The demand for smaller and more complex dies, together with the demands for higher performance and lower cost, have additionally challenged the semiconductor fabrication industry to provide new levels of system integration. For example, the merging of computer technology with telecommunications has challenged the semiconductor fabrication industry to integrate two different technologies, i.e. analog RF technology, and digital technology, on the same chip. However, combining two different technologies, such as analog RF technology, and digital technology, on the same chip presents difficulties.

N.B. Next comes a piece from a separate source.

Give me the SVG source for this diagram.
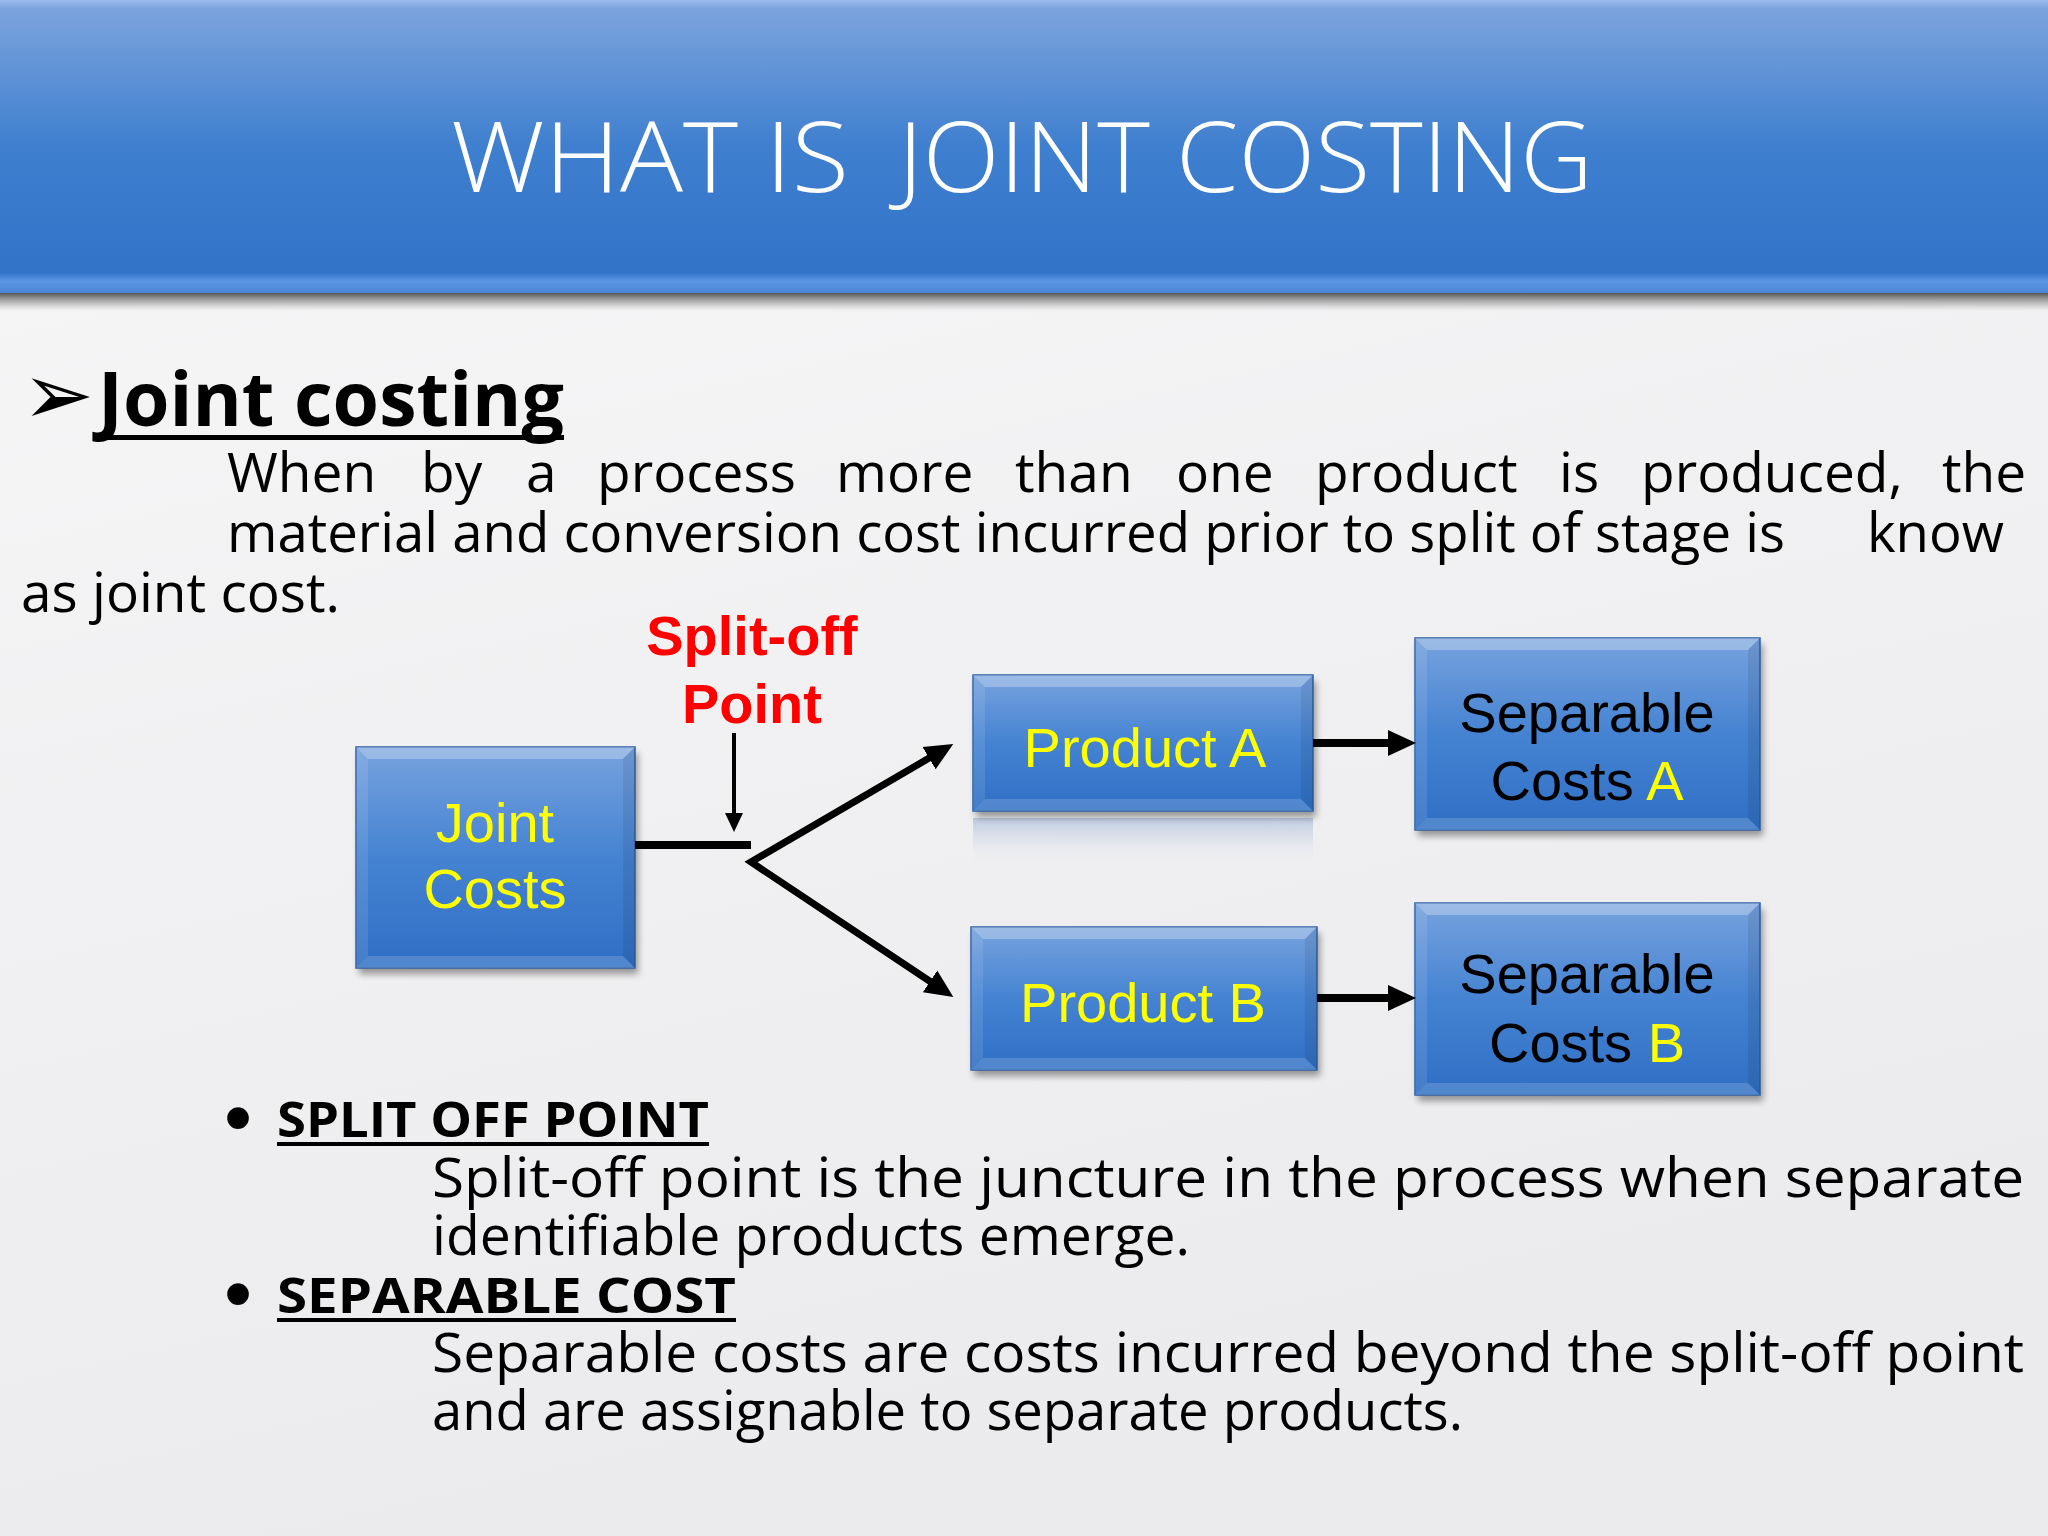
<svg xmlns="http://www.w3.org/2000/svg" width="2048" height="1536" viewBox="0 0 2048 1536">
<defs>
<linearGradient id="bg" x1="0" y1="0" x2="0.3" y2="1">
<stop offset="0" stop-color="#f7f7f8"/>
<stop offset="1" stop-color="#ebebed"/>
</linearGradient>
<linearGradient id="titleG" x1="0" y1="0" x2="0" y2="1">
<stop offset="0" stop-color="#9dbdeb"/>
<stop offset="0.03" stop-color="#7ba3dd"/>
<stop offset="0.5" stop-color="#3f7fcf"/>
<stop offset="0.93" stop-color="#3273c8"/>
<stop offset="0.96" stop-color="#5b96e4"/>
<stop offset="1" stop-color="#4a86d6"/>
</linearGradient>
<linearGradient id="titleShadow" x1="0" y1="0" x2="0" y2="1">
<stop offset="0" stop-color="#3a3a3a" stop-opacity="0.85"/>
<stop offset="1" stop-color="#888" stop-opacity="0"/>
</linearGradient>
<linearGradient id="gBox" x1="0" y1="0" x2="0" y2="1">
<stop offset="0" stop-color="#77a2de"/>
<stop offset="0.5" stop-color="#4583d2"/>
<stop offset="1" stop-color="#2f6fc4"/>
</linearGradient>
<linearGradient id="refl" x1="0" y1="0" x2="0" y2="1">
<stop offset="0" stop-color="#8aa6cf" stop-opacity="0.5"/>
<stop offset="1" stop-color="#dfe4ec" stop-opacity="0"/>
</linearGradient>
<filter id="blur" x="-10%" y="-10%" width="120%" height="130%">
<feGaussianBlur stdDeviation="3.5"/>
</filter>
<marker id="headBig" markerUnits="userSpaceOnUse" viewBox="0 -14 30 28" markerWidth="30" markerHeight="28" refX="2" refY="0" orient="auto">
<path d="M0,-13 L28,0 L0,13 z" fill="#000"/>
</marker>
<marker id="headBigR" markerUnits="userSpaceOnUse" viewBox="0 -14 30 28" markerWidth="30" markerHeight="28" refX="2" refY="0" orient="auto-start-reverse">
<path d="M0,-13 L28,0 L0,13 z" fill="#000"/>
</marker>
<marker id="headSmall" markerUnits="userSpaceOnUse" viewBox="0 -10 20 20" markerWidth="20" markerHeight="20" refX="1" refY="0" orient="auto">
<path d="M0,-9 L19,0 L0,9 z" fill="#000"/>
</marker>
<style>
.body{font-family:"Open Sans","Liberation Sans",sans-serif;font-size:55px;fill:#000;}
.bold{font-family:"Open Sans","Liberation Sans",sans-serif;font-weight:bold;fill:#000;}
.bul{font-family:"Liberation Sans",sans-serif;font-size:80px;fill:#000;text-anchor:middle;}
.box{fill:url(#gBox);stroke:#2c5fa6;stroke-width:1.5;}
.shadow{fill:#000;opacity:0.38;filter:url(#blur);}
.bvT{fill:#fff;opacity:0.28;}
.bvB{fill:#fff;opacity:0.16;}
.bvL{fill:#fff;opacity:0.1;}
.bvR{fill:#000;opacity:0.08;}
.lbl{font-family:"Liberation Sans",Arial,sans-serif;font-size:56px;text-anchor:middle;}
.y{fill:#ffff00;}
.k{fill:#000;}
.red{font-family:"Liberation Sans",Arial,sans-serif;font-size:56px;font-weight:bold;fill:#ff0000;text-anchor:middle;}
.con{fill:none;stroke:#000;}
</style>
</defs>

<rect width="2048" height="1536" fill="url(#bg)"/>

<g id="title">
<rect x="0" y="293" width="2048" height="18" fill="url(#titleShadow)"/>
<rect x="0" y="0" width="2048" height="293" fill="url(#titleG)"/>
<text x="451" y="192" font-family="'Open Sans','Liberation Sans',sans-serif" font-weight="300" font-size="97" fill="#fff" textLength="398" lengthAdjust="spacingAndGlyphs">WHAT IS</text>
<text x="898" y="192" font-family="'Open Sans','Liberation Sans',sans-serif" font-weight="300" font-size="97" fill="#fff" textLength="695" lengthAdjust="spacingAndGlyphs">JOINT COSTING</text>
</g>

<g id="intro">
<text x="22" y="424" font-family="'DejaVu Sans',sans-serif" font-size="86" fill="#000">➢</text>
<text x="98" y="426" class="bold" font-size="76" textLength="466" lengthAdjust="spacingAndGlyphs">Joint costing</text>
<rect x="98" y="435" width="466" height="5" fill="#000"/>
<text class="body" y="492"><tspan x="227">When</tspan><tspan x="421">by</tspan><tspan x="526">a</tspan><tspan x="597">process</tspan><tspan x="836">more</tspan><tspan x="1015">than</tspan><tspan x="1176">one</tspan><tspan x="1315">product</tspan><tspan x="1559">is</tspan><tspan x="1641">produced,</tspan><tspan x="1942">the</tspan></text>
<text class="body" x="227" y="552" textLength="1558" lengthAdjust="spacingAndGlyphs">material and conversion cost incurred prior to split of stage is</text>
<text class="body" x="1867" y="552" textLength="137" lengthAdjust="spacingAndGlyphs">know</text>
<text class="body" x="21" y="612" textLength="319" lengthAdjust="spacingAndGlyphs">as joint cost.</text>
</g>

<g id="split-label">
<text class="red" x="752" y="655">Split-off</text>
<text class="red" x="752" y="723">Point</text>
</g>

<g id="joint-costs">
<rect class="shadow" x="359" y="753" width="279" height="221"/>
<rect class="box" x="356" y="747" width="279" height="221"/>
<polygon class="bvT" points="356,747 635,747 623,759 368,759"/>
<polygon class="bvB" points="356,968 635,968 623,956 368,956"/>
<polygon class="bvL" points="356,747 368,759 368,956 356,968"/>
<polygon class="bvR" points="635,747 623,759 623,956 635,968"/>
<text class="lbl y" x="495" y="842">Joint</text>
<text class="lbl y" x="495" y="908">Costs</text>
</g>

<g id="product-a">
<rect x="973" y="818" width="340" height="46" fill="url(#refl)"/>
<rect class="shadow" x="976" y="681" width="340" height="136"/>
<rect class="box" x="973" y="675" width="340" height="136"/>
<polygon class="bvT" points="973,675 1313,675 1301,687 985,687"/>
<polygon class="bvB" points="973,811 1313,811 1301,799 985,799"/>
<polygon class="bvL" points="973,675 985,687 985,799 973,811"/>
<polygon class="bvR" points="1313,675 1301,687 1301,799 1313,811"/>
<text class="lbl y" x="1145" y="767">Product A</text>
</g>

<g id="separable-a">
<rect class="shadow" x="1418" y="644" width="345" height="192"/>
<rect class="box" x="1415" y="638" width="345" height="192"/>
<polygon class="bvT" points="1415,638 1760,638 1748,650 1427,650"/>
<polygon class="bvB" points="1415,830 1760,830 1748,818 1427,818"/>
<polygon class="bvL" points="1415,638 1427,650 1427,818 1415,830"/>
<polygon class="bvR" points="1760,638 1748,650 1748,818 1760,830"/>
<text class="lbl k" x="1587" y="732">Separable</text>
<text class="lbl k" x="1587" y="800">Costs <tspan class="y">A</tspan></text>
</g>

<g id="product-b">
<rect class="shadow" x="974" y="933" width="346" height="143"/>
<rect class="box" x="971" y="927" width="346" height="143"/>
<polygon class="bvT" points="971,927 1317,927 1305,939 983,939"/>
<polygon class="bvB" points="971,1070 1317,1070 1305,1058 983,1058"/>
<polygon class="bvL" points="971,927 983,939 983,1058 971,1070"/>
<polygon class="bvR" points="1317,927 1305,939 1305,1058 1317,1070"/>
<text class="lbl y" x="1143" y="1022">Product B</text>
</g>

<g id="separable-b">
<rect class="shadow" x="1418" y="909" width="345" height="192"/>
<rect class="box" x="1415" y="903" width="345" height="192"/>
<polygon class="bvT" points="1415,903 1760,903 1748,915 1427,915"/>
<polygon class="bvB" points="1415,1095 1760,1095 1748,1083 1427,1083"/>
<polygon class="bvL" points="1415,903 1427,915 1427,1083 1415,1095"/>
<polygon class="bvR" points="1760,903 1748,915 1748,1083 1760,1095"/>
<text class="lbl k" x="1587" y="993">Separable</text>
<text class="lbl k" x="1587" y="1062">Costs <tspan class="y">B</tspan></text>
</g>

<g id="connectors">
<line class="con" x1="635" y1="845" x2="751" y2="845" stroke-width="8"/>
<line class="con" x1="734" y1="733" x2="734" y2="814" stroke-width="4" marker-end="url(#headSmall)"/>
<path class="con" d="M930.8,757.1 L751,862 L931.7,982.5" stroke-width="7" stroke-linejoin="miter" marker-start="url(#headBigR)" marker-end="url(#headBig)"/>
<line class="con" x1="1313" y1="743" x2="1390" y2="743" stroke-width="8" marker-end="url(#headBig)"/>
<line class="con" x1="1317" y1="998" x2="1390" y2="998" stroke-width="8" marker-end="url(#headBig)"/>
</g>

<g id="definitions">
<text x="238" y="1145" class="bul">•</text>
<text x="277" y="1137" class="bold" font-size="49" textLength="432" lengthAdjust="spacingAndGlyphs">SPLIT OFF POINT</text>
<rect x="277" y="1142" width="432" height="4" fill="#000"/>
<text class="body" x="432" y="1197" textLength="1592" lengthAdjust="spacingAndGlyphs">Split-off point is the juncture in the process when separate</text>
<text class="body" x="432" y="1255" textLength="758" lengthAdjust="spacingAndGlyphs">identifiable products emerge.</text>
<text x="238" y="1321" class="bul">•</text>
<text x="277" y="1313" class="bold" font-size="49" textLength="459" lengthAdjust="spacingAndGlyphs">SEPARABLE COST</text>
<rect x="277" y="1318" width="459" height="4" fill="#000"/>
<text class="body" x="432" y="1372" textLength="1592" lengthAdjust="spacingAndGlyphs">Separable costs are costs incurred beyond the split-off point</text>
<text class="body" x="432" y="1430" textLength="1031" lengthAdjust="spacingAndGlyphs">and are assignable to separate products.</text>
</g>
</svg>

For example, noisy digital circuits are difficult to integrate with noise-sensitive analog circuits.
In order to overcome the problems of combining two different technologies, such as the analog RF technology and the digital technology, two or more separate dies, instead of a single die, are housed and interconnected in the same package. There are also other reasons for housing two or more dies in the same package. For example, housing two dies in the same package enables the two dies to be interconnected by directly wire bonding of the semiconductor die signal bond pads on a first die to the semiconductor die signal bond pads on a second die. As such, the need for complex interconnect routing is avoided while a relatively short and low parasitic interconnect between the two dies is achieved.
However, the conventional multi-die packages suffer from some of the disadvantages of discrete semiconductor packages and conventional chip carriers discussed above. Thus, there exists a need for a novel and reliable structure and method to support, house, and electrically connect multiple semiconductor dies to a printed circuit board while overcoming the problems faced by discrete semiconductor packages and conventional chip carriers. As such, there is need for a level of system integration that provides for multiple dies housed and interconnected on a printed circuit board while providing low parasitics, efficient heat dissipation, and a low inductance and resistance ground.